++++ Data ++++
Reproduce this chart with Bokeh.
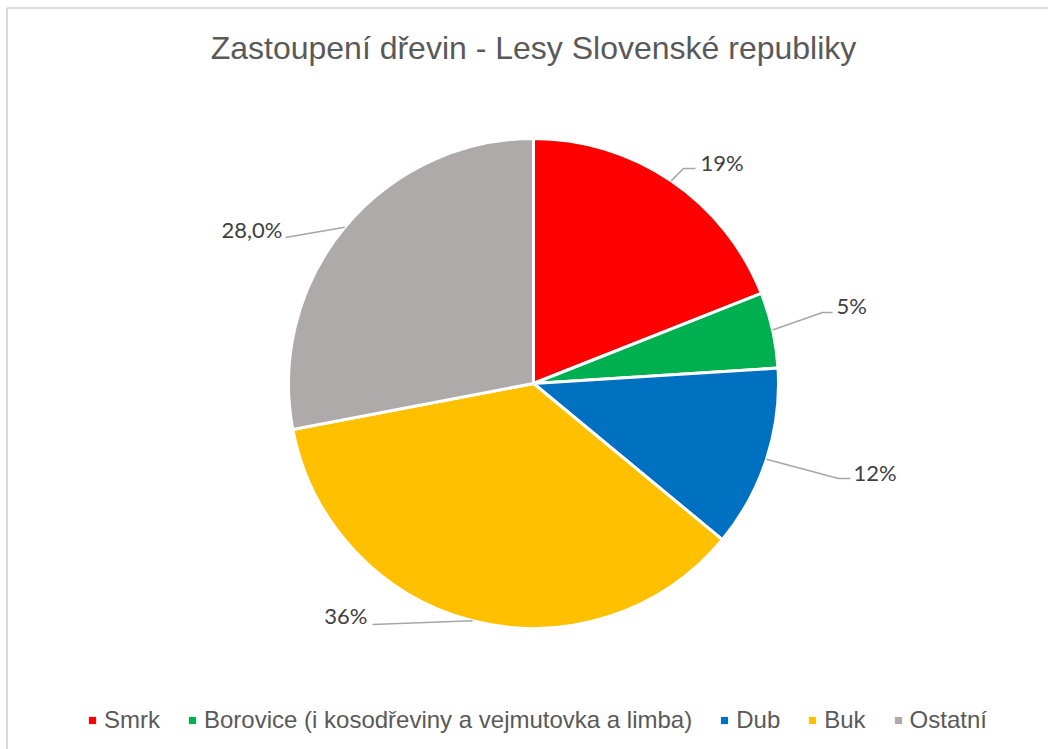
import math
from bokeh.plotting import figure
from bokeh.models import Range1d, ColumnDataSource, Legend, LegendItem
from bokeh.core.properties import value
from bokeh.embed import file_html
from bokeh.resources import INLINE

# ---- data ----
categories = ["Smrk", "Borovice (i kosodřeviny a vejmutovka a limba)", "Dub", "Buk", "Ostatní"]
shares = [19.0, 5.0, 12.0, 36.0, 28.0]
label_texts = ["19%", "5%", "12%", "36%", "28,0%"]
colors = ["#FF0000", "#00B050", "#0070C0", "#FFC000", "#AEAAAA"]

# ---- layout (canvas pixels, y up) ----
W, H = 1048, 749
CX, CY, R = 533, 366, 245
# label anchor (x, y), align, leader elbow (x, y), leader end (x, y)
label_layout = [
    ((700, 587), "left", (683, 581), (695, 581)),
    ((836, 444), "left", (822, 437), (832, 437)),
    ((853, 277), "left", (838, 271), (850, 271)),
    ((367, 134), "right", (372, 125), (372, 125)),
    ((282, 520), "right", (285, 512), (285, 512)),
]

p = figure(width=W, height=H, output_backend="svg", toolbar_location=None,
           x_range=Range1d(0, W), y_range=Range1d(0, H), min_border=0,
           background_fill_color="white", border_fill_color="white")
p.axis.visible = False
p.grid.visible = False
p.outline_line_color = None

# chart-area border (top and left, as cropped in the reference)
p.segment(x0=[6.5, 6.5], y0=[0, 741.5], x1=[6.5, W], y1=[741.5, 741.5],
          line_color="#d9d9d9", line_width=2)

total = sum(shares)
starts, ends, mids = [], [], []
cum = 0.0
for v in shares:
    a0 = math.pi / 2 - 2 * math.pi * cum / total
    cum += v
    a1 = math.pi / 2 - 2 * math.pi * cum / total
    starts.append(a0)
    ends.append(a1)
    mids.append((a0 + a1) / 2)

src = ColumnDataSource(dict(category=categories, share=shares, color=colors,
                            start=starts, end=ends))
p.wedge(x=CX, y=CY, radius=R, radius_units="screen", start_angle="start", end_angle="end",
        direction="clock", fill_color="color", line_color="white", line_width=3, source=src)

# leader lines and labels
for i, (anchor, align, elbow, end) in enumerate(label_layout):
    sx = CX + R * math.cos(mids[i])
    sy = CY + R * math.sin(mids[i])
    p.line([sx, elbow[0], end[0]], [sy, elbow[1], end[1]], line_color="#a6a6a6", line_width=1.5)
    p.text(x=[anchor[0]], y=[anchor[1]], text=[label_texts[i]], text_align=align,
           text_baseline="middle", text_font=value("Lato"), text_font_size="22px",
           text_color="#404040")

# title
p.text(x=[533], y=[702], text=["Zastoupení dřevin - Lesy Slovenské republiky"],
       text_align="center", text_baseline="middle", text_font=value("Liberation Sans"),
       text_font_size="32px", text_color="#595959")

# legend via square markers (not drawn on the canvas)
lsrc = ColumnDataSource(dict(x=[float("nan")] * len(categories), y=[float("nan")] * len(categories),
                             color=colors, category=categories))
lr = p.scatter(x="x", y="y", marker="square", fill_color="color", line_color=None, source=lsrc)
items = [LegendItem(label=c, renderers=[lr], index=i) for i, c in enumerate(categories)]
legend = Legend(items=items, orientation="horizontal", location=(83, 15),
                label_text_font="Liberation Sans", label_text_font_size="24px",
                label_text_color="#595959", glyph_width=18, glyph_height=18,
                label_standoff=3, spacing=23, padding=0, margin=0,
                border_line_color=None, background_fill_alpha=0)
p.add_layout(legend)

open("out.html", "w").write(file_html(p, INLINE))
++++
Set exercise = Write out exactly the opening lines of the data, stopping after the line that holds "mids.append((a0 + a1) / 2)". Exclude pictures.

Exercise answer =
Reproduce this chart with Bokeh.
import math
from bokeh.plotting import figure
from bokeh.models import Range1d, ColumnDataSource, Legend, LegendItem
from bokeh.core.properties import value
from bokeh.embed import file_html
from bokeh.resources import INLINE

# ---- data ----
categories = ["Smrk", "Borovice (i kosodřeviny a vejmutovka a limba)", "Dub", "Buk", "Ostatní"]
shares = [19.0, 5.0, 12.0, 36.0, 28.0]
label_texts = ["19%", "5%", "12%", "36%", "28,0%"]
colors = ["#FF0000", "#00B050", "#0070C0", "#FFC000", "#AEAAAA"]

# ---- layout (canvas pixels, y up) ----
W, H = 1048, 749
CX, CY, R = 533, 366, 245
# label anchor (x, y), align, leader elbow (x, y), leader end (x, y)
label_layout = [
    ((700, 587), "left", (683, 581), (695, 581)),
    ((836, 444), "left", (822, 437), (832, 437)),
    ((853, 277), "left", (838, 271), (850, 271)),
    ((367, 134), "right", (372, 125), (372, 125)),
    ((282, 520), "right", (285, 512), (285, 512)),
]

p = figure(width=W, height=H, output_backend="svg", toolbar_location=None,
           x_range=Range1d(0, W), y_range=Range1d(0, H), min_border=0,
           background_fill_color="white", border_fill_color="white")
p.axis.visible = False
p.grid.visible = False
p.outline_line_color = None

# chart-area border (top and left, as cropped in the reference)
p.segment(x0=[6.5, 6.5], y0=[0, 741.5], x1=[6.5, W], y1=[741.5, 741.5],
          line_color="#d9d9d9", line_width=2)

total = sum(shares)
starts, ends, mids = [], [], []
cum = 0.0
for v in shares:
    a0 = math.pi / 2 - 2 * math.pi * cum / total
    cum += v
    a1 = math.pi / 2 - 2 * math.pi * cum / total
    starts.append(a0)
    ends.append(a1)
    mids.append((a0 + a1) / 2)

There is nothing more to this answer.